Gender diversity on the unicorn teams is identical to that on Fortune 100 teams; racial and ethnic diversity is higher, at 26% compared with 20%. A key reason for this is that 16% of the unicorn executives included in this study—most often CEOs and chief information, digital, or technology officers—are founders. And 35% of those 100 founders are non-white individuals, most often Asian or Asian American.

That drives the markedly high share of executives at unicorns who are Asian or Asian American compared with Fortune 100 executive teams—19%, compared with 7%.

Unicorn Exco Diversity

However, new appointments to unicorn leadership teams in the first half of 2023 showed a dip in both gender and racial and ethnic diversity. On gender diversity, the share of new appointments going to women fell from 34% in 2022 to just 21% so far this year. Regarding racial and ethnic diversity, the share fell from 29% to 21% non-white individuals.

That said, in all the work we do tracking diversity among appointments to boards and executive teams,2 we typically see annual variation in these percentages, so this is not—yet—a meaningful trend.

As is the case at companies of most sizes, people holding the CHRO role at unicorns are the most diverse in terms of gender, race or ethnicity, or both: 81% of those people are diverse in some way; chief revenue officers are least often diverse, at 22%.

Ninety-four percent of unicorn leadership teams, compared with 98% of Fortune 100 leadership teams, have at least one executive adding diversity to their leadership team. Fifty-three percent of executives on unicorn leadership teams in the consumer industry are diverse, compared with one-third of those at financial services unicorns. 

Where unicorns are finding expertise

Unicorns, as younger companies, have had less time to develop leadership pipelines than more established organizations. This shows in the fact that 59% of their executive teams were hired externally. For comparison, the share of external CEOs hired at the world’s largest public companies last year was 36%, and we see similar figures in other roles we track at those companies.

In addition, 42% of executives hired externally at unicorns are first timers in their role, suggesting that many unicorns are willing to offer stretch opportunities. 

CFOs are most often hired externally. In roles other than CEO—where most are founders—the least frequent external hire is chief information, digital, or technology officer, at 54%. Indeed, technology leaders and COOs are the other two roles where there is a notable share of founders.

Unicorn Exco Type

These differences reflect a common corporate growth path in that the CFO is a role for which fast-growing companies often find they need more expertise than the founder group can provide—and more quickly than in other roles.3 Unicorns are also quite open to cross-sector expertise—55% of external hires come from a different industry—underscoring the need for expertise in these key functions regardless of industry-specific expertise. Conversely, chief revenue officers most often have experience in the same industry as their company.
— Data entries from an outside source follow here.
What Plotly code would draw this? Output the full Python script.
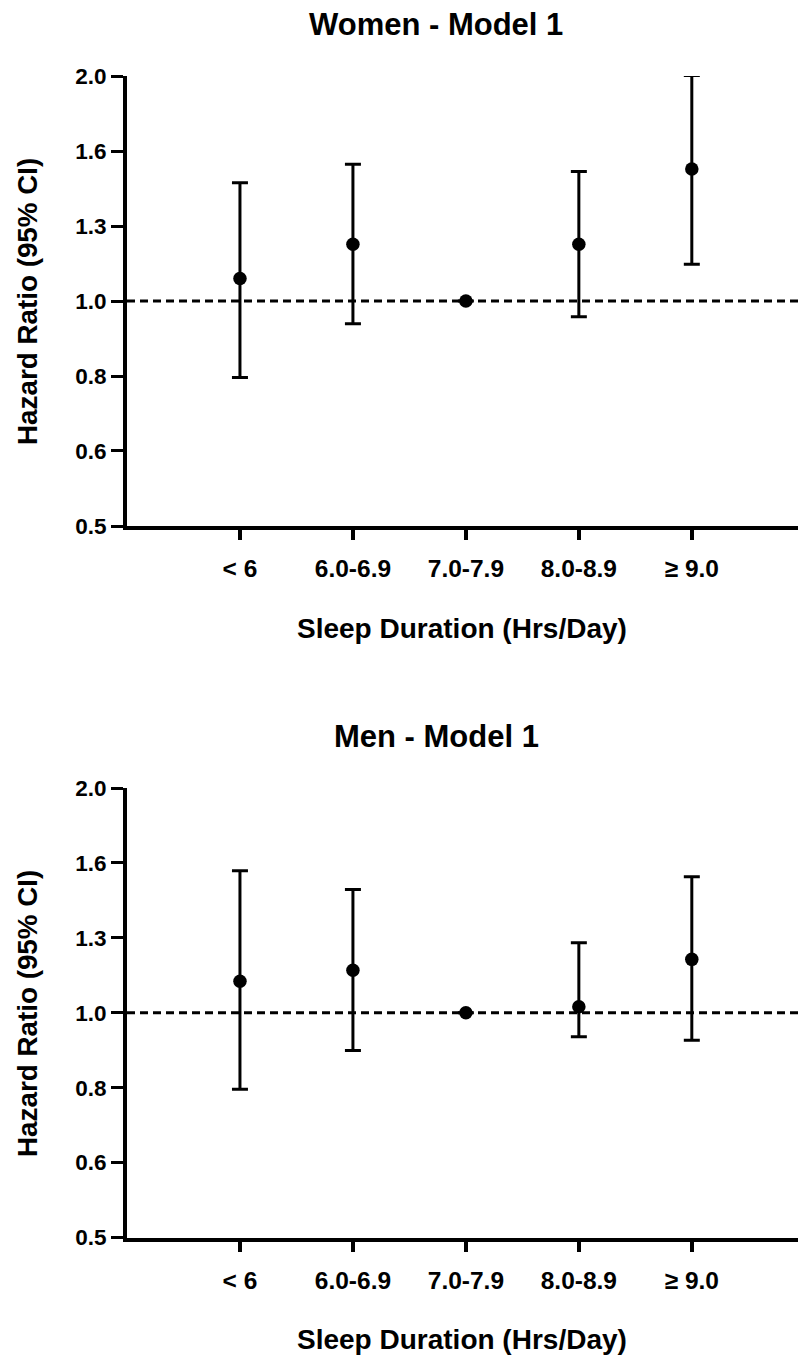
import plotly.graph_objects as go

categories = ["< 6", "6.0-6.9", "7.0-7.9", "8.0-8.9", "≥ 9.0"]
cat_pos = [1, 2, 3, 4, 5]

women_hr = [1.072, 1.191, 1.0, 1.191, 1.502]
women_lo = [0.790, 0.932, 1.0, 0.953, 1.120]
women_hi = [1.440, 1.524, 1.0, 1.490, 2.003]

men_hr = [1.102, 1.140, 1.0, 1.019, 1.179]
men_lo = [0.790, 0.890, 1.0, 0.929, 0.919]
men_hi = [1.550, 1.462, 1.0, 1.241, 1.521]

ytick_vals = [0.5, 0.63, 0.7937, 1.0, 1.2599, 1.5874, 2.0]
ytick_text = ["0.5", "0.6", "0.8", "1.0", "1.3", "1.6", "2.0"]

panel_titles = ["Women - Model 1", "Men - Model 1"]
x_title = "Sleep Duration (Hrs/Day)"
y_title = "Hazard Ratio (95% CI)"

FONT = "Liberation Sans, Arial, Helvetica, sans-serif"
W, H = 798, 1357

fig = go.Figure()

def add_panel(hr, lo, hi, xa, ya):
    fig.add_trace(go.Scatter(
        x=cat_pos, y=hr, mode="markers",
        marker=dict(color="black", size=13.5, symbol="circle"),
        error_y=dict(type="data", symmetric=False,
                     array=[h - p for h, p in zip(hi, hr)],
                     arrayminus=[p - l for p, l in zip(hr, lo)],
                     color="black", thickness=3, width=8),
        xaxis=xa, yaxis=ya, showlegend=False, hoverinfo="skip"))

add_panel(women_hr, women_lo, women_hi, "x", "y")
add_panel(men_hr, men_lo, men_hi, "x2", "y2")

left = 127 / W
top_dom = [1 - 526 / H, 1 - 76 / H]
bot_dom = [1 - 1237.5 / H, 1 - 788 / H]

xcommon = dict(range=[0, 5.94], tickmode="array", tickvals=cat_pos, ticktext=categories,
               showline=True, linecolor="black", linewidth=4, ticks="outside",
               ticklen=10, tickwidth=4, tickcolor="black", showgrid=False, zeroline=False,
               tickfont=dict(family=FONT, size=24.5, color="black", weight="bold"),
               ticklabelstandoff=8, fixedrange=True, automargin=False)
ycommon = dict(type="log", range=[-0.30103, 0.30103], tickmode="array",
               tickvals=ytick_vals, ticktext=ytick_text,
               showline=True, linecolor="black", linewidth=4, ticks="outside",
               ticklen=12, tickwidth=3, tickcolor="black", showgrid=False, zeroline=False,
               tickfont=dict(family=FONT, size=22.5, color="black", weight="bold"),
               ticklabelstandoff=0, fixedrange=True, automargin=False)

fig.update_layout(
    template="none",
    width=W, height=H, margin=dict(l=0, r=0, t=0, b=0, autoexpand=False),
    paper_bgcolor="white", plot_bgcolor="white",
    xaxis=dict(domain=[left, 1], anchor="y", **xcommon),
    yaxis=dict(domain=top_dom, anchor="x", **ycommon),
    xaxis2=dict(domain=[left, 1], anchor="y2", **xcommon),
    yaxis2=dict(domain=bot_dom, anchor="x2", **ycommon),
)

for yref, xref in [("y", "x"), ("y2", "x2")]:
    fig.add_shape(type="line", xref=xref + " domain", yref=yref, x0=0, x1=1, y0=1.0, y1=1.0,
                  line=dict(color="black", width=3, dash="8px,5px"), layer="below")

def ann(text, xpx, ypx, angle=0, size=28):
    fig.add_annotation(text=text, x=xpx / W, y=1 - ypx / H, xref="paper", yref="paper",
                       xanchor="center", yanchor="middle", showarrow=False, textangle=angle,
                       font=dict(family=FONT, size=size, color="black", weight="bold"))

ann(panel_titles[0], 436, 24, size=31)
ann(panel_titles[1], 436, 736, size=31)
ann(x_title, 462, 628)
ann(x_title, 462, 1339)
ann(y_title, 27, 302, angle=-90, size=27.8)
ann(y_title, 27, 1014, angle=-90, size=27.8)

fig.write_html("out.html", config={"displayModeBar": False, "staticPlot": True},
               post_script="document.body.style.margin='0px';document.body.style.padding='0px';"
                           "document.documentElement.style.overflow='hidden';")
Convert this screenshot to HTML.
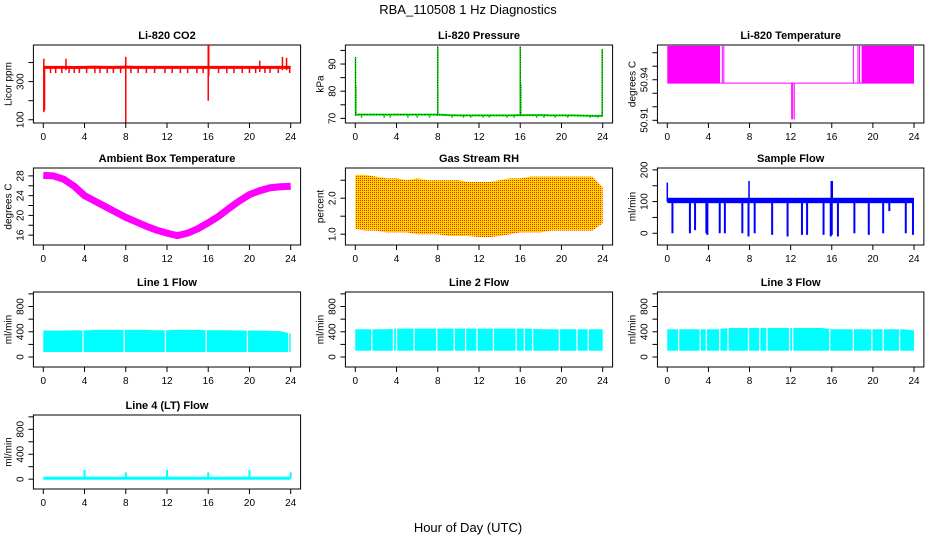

Three considerations for unicorn boards

  1. Large companies are struggling to get executive development and succession planning right, other research we have conducted shows. Unicorns that start to prioritize these processes now can give themselves an edge in the competition for talent.
  2. Nonetheless, unicorns’ willingness to cast their net widely for the expertise they need—in terms of seeking expertise from outside their industry and taking a perceived risk on first-time leaders—gives them the expertise they need to support growth now, and is something they would be wise to retain as they grow to ensure they have a better chance at finding expertise they can’t develop internally. Unicorns can also benefit from adding independent board members who can act as mentors to founder CEOs as their companies grow.
  3. As unicorns continue to grow, many will bring on non-founder CEOs. For many, this will cause a disproportionate reduction of the racial and ethnic diversity of their leadership teams. Unicorns will be wise to focus on bolstering the diversity of the whole team, in terms of both the quantity and types of diversity. Focusing on inclusion as well as diverse representation as they grow can help them maintain that leadership, and perhaps improve on gender diversity as well.


1 32 unicorns also have a chief product officer role, which none of the Fortune 100 executive teams include.

2Board Monitor 2023: Around the globe,” Heidrick & Struggles.

3 For more, see Henry Bartlett and Lisa Gordon, “Biotech focus: Finding CFOs for booming companies,” Heidrick & Struggles.